| PROBLEM TO SOLVE |
Exactly the lines from the line containing "Clone this chart in seaborn and matplotlib." through the line containing "41), (0, 37)]" are to be echoed, with both included and pictures left out.

| ENTRIES SHOWN |
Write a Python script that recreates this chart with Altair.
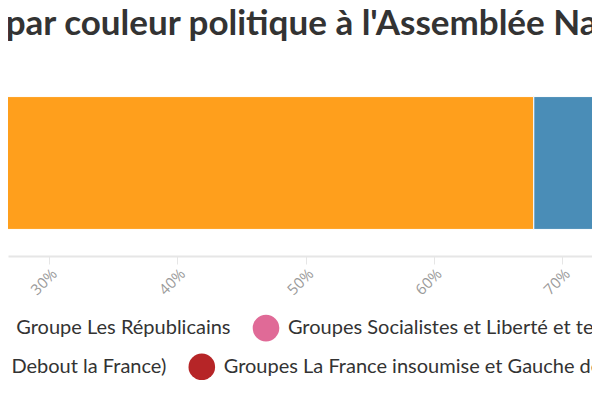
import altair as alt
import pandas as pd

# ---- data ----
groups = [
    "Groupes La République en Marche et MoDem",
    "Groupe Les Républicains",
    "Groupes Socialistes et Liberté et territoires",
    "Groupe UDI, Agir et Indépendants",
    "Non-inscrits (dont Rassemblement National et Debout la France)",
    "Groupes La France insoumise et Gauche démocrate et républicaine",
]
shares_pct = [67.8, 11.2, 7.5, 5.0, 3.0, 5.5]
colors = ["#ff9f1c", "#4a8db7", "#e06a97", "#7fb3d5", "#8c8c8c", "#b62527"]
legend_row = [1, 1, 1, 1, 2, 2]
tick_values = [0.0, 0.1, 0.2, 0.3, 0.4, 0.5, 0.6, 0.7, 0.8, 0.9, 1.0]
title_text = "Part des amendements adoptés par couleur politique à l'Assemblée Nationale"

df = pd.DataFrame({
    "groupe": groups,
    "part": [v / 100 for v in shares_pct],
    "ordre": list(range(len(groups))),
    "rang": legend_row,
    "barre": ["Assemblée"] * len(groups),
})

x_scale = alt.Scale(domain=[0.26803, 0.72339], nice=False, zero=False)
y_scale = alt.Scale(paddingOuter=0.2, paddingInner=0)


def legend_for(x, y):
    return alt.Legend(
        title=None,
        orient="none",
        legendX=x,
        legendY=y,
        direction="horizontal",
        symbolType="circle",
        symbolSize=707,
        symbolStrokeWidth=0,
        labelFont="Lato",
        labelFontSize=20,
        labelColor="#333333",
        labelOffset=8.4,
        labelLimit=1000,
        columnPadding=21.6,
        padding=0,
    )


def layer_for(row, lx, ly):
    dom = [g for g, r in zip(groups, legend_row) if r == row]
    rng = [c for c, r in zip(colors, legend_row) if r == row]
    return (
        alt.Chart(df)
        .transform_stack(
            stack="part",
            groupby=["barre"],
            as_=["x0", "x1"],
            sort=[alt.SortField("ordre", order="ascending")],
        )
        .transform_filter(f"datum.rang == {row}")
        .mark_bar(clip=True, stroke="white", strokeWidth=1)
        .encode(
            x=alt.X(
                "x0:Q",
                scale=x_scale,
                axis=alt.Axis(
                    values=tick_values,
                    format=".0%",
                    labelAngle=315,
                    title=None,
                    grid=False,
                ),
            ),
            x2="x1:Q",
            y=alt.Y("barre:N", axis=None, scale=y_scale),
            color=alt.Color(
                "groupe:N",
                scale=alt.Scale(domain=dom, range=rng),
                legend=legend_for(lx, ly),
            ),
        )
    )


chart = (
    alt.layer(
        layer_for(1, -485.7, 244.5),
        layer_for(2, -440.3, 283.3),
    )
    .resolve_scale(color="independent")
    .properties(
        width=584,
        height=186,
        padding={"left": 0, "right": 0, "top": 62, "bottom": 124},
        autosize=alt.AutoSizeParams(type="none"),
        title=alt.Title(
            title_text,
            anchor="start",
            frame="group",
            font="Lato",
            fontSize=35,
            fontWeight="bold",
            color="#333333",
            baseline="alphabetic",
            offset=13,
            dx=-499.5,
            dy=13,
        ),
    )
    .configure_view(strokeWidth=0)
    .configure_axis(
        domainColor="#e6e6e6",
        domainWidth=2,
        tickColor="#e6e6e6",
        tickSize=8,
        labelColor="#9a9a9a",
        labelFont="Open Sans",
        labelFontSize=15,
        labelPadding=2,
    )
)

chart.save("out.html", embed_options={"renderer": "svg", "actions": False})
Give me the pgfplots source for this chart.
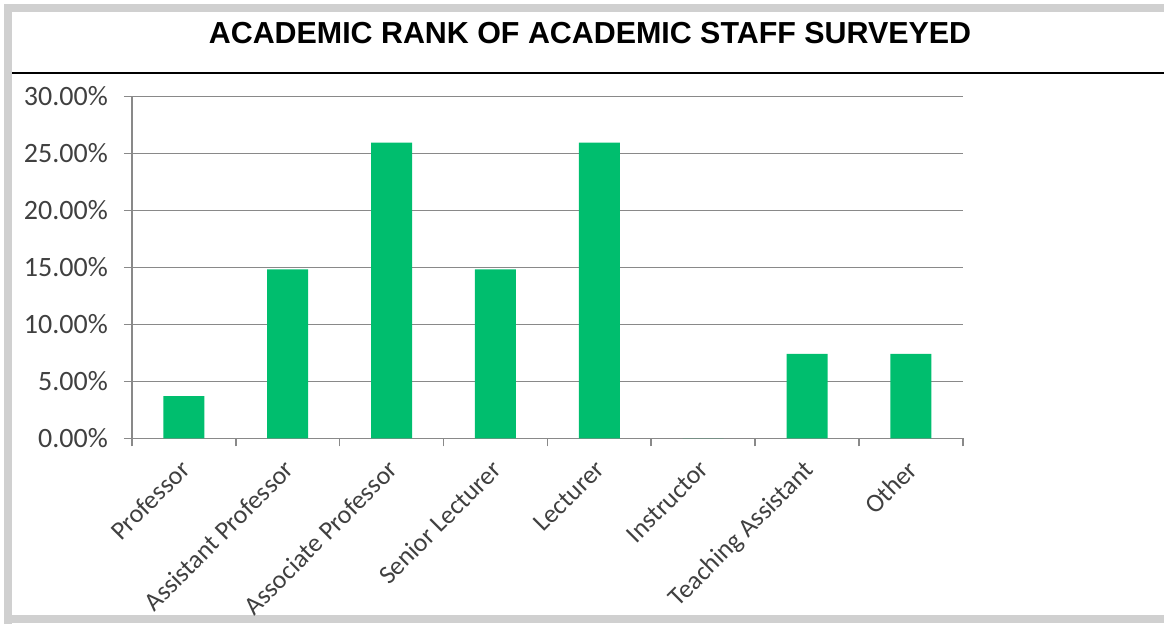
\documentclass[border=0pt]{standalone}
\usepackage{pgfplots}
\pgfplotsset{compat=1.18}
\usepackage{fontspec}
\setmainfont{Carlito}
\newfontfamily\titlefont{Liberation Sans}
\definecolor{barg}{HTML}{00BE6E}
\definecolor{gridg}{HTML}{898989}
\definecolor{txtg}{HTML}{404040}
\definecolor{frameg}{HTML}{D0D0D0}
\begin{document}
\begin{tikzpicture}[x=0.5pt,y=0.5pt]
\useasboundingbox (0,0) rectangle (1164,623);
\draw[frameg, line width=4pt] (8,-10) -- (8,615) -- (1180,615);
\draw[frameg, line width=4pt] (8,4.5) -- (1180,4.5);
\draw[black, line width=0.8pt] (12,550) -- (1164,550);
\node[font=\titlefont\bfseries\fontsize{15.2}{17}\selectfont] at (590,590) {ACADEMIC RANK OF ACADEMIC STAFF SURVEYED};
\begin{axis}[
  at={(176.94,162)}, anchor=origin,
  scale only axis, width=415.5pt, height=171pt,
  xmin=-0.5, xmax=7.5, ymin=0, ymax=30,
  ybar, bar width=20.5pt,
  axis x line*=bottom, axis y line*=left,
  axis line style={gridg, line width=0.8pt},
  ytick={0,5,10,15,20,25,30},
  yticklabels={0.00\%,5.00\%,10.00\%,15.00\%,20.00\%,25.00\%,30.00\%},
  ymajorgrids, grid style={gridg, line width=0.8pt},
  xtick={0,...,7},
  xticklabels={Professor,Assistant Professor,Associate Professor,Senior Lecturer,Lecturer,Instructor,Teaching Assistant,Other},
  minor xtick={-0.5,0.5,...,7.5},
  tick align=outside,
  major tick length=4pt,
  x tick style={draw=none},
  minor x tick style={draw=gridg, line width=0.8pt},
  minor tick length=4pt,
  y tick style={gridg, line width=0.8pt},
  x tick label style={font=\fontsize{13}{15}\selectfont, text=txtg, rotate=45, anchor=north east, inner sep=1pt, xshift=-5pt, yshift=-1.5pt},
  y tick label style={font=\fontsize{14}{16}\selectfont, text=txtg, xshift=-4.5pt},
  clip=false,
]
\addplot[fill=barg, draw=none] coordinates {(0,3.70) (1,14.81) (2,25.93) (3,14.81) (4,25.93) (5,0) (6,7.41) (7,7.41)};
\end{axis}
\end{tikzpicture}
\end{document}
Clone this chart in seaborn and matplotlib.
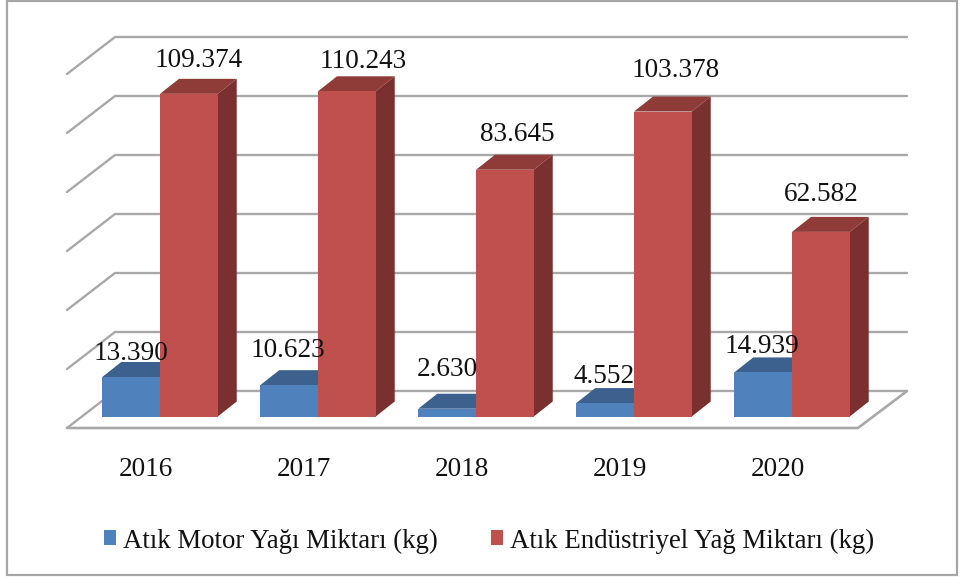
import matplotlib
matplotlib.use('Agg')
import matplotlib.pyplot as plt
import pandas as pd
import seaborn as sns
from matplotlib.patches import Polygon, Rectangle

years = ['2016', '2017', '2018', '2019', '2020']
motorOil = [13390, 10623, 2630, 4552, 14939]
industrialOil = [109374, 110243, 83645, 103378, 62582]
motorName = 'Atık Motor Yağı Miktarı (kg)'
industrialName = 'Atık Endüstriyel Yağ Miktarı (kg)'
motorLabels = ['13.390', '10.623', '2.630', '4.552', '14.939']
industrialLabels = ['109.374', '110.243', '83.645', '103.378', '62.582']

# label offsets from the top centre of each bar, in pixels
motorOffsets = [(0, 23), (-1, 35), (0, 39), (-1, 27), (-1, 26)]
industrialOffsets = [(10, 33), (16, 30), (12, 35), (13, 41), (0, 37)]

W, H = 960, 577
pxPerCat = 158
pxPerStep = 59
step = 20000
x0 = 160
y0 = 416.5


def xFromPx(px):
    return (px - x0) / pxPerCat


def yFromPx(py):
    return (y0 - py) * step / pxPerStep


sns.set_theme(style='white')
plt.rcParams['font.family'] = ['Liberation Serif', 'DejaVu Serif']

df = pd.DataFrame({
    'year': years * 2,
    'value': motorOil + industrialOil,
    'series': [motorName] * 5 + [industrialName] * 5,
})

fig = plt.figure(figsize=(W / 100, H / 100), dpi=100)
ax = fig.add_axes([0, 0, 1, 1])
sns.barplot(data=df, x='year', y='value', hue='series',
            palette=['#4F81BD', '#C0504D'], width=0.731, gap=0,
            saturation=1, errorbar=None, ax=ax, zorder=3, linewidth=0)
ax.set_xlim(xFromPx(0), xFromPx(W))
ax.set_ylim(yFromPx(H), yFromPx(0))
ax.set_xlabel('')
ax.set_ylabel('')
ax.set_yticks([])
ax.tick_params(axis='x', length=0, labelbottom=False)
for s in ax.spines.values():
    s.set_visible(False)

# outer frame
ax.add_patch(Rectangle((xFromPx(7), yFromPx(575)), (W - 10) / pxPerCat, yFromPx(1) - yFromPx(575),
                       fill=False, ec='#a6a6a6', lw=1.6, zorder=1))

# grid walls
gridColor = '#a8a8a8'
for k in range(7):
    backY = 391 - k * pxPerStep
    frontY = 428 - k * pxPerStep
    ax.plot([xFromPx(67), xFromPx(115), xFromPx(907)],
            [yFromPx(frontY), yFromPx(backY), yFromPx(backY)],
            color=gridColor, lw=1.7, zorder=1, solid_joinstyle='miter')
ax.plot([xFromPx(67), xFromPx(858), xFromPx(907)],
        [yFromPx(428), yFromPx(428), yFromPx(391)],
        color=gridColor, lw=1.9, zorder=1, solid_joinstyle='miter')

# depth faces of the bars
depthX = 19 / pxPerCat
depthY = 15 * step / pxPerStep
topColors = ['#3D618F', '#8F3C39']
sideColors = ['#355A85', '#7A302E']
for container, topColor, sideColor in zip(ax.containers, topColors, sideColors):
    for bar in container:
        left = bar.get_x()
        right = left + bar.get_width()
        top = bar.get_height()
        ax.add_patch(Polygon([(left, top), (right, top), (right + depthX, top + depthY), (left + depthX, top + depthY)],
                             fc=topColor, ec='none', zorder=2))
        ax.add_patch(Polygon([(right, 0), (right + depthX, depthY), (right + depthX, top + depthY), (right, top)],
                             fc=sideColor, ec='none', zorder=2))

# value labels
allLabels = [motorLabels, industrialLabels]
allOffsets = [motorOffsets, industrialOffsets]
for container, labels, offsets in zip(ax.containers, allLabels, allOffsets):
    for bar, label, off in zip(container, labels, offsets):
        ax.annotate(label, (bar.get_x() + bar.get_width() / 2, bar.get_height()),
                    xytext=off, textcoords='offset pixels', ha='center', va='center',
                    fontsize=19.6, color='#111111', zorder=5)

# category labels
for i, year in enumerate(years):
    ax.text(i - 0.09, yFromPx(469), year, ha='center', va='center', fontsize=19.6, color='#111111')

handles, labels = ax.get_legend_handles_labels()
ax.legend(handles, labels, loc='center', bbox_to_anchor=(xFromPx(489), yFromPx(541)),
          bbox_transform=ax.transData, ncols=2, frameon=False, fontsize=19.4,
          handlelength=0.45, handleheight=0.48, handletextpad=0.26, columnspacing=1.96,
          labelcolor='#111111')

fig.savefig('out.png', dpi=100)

| RESPONSE TO THIS EXERCISE |
Clone this chart in seaborn and matplotlib.
import matplotlib
matplotlib.use('Agg')
import matplotlib.pyplot as plt
import pandas as pd
import seaborn as sns
from matplotlib.patches import Polygon, Rectangle

years = ['2016', '2017', '2018', '2019', '2020']
motorOil = [13390, 10623, 2630, 4552, 14939]
industrialOil = [109374, 110243, 83645, 103378, 62582]
motorName = 'Atık Motor Yağı Miktarı (kg)'
industrialName = 'Atık Endüstriyel Yağ Miktarı (kg)'
motorLabels = ['13.390', '10.623', '2.630', '4.552', '14.939']
industrialLabels = ['109.374', '110.243', '83.645', '103.378', '62.582']

# label offsets from the top centre of each bar, in pixels
motorOffsets = [(0, 23), (-1, 35), (0, 39), (-1, 27), (-1, 26)]
industrialOffsets = [(10, 33), (16, 30), (12, 35), (13, 41), (0, 37)]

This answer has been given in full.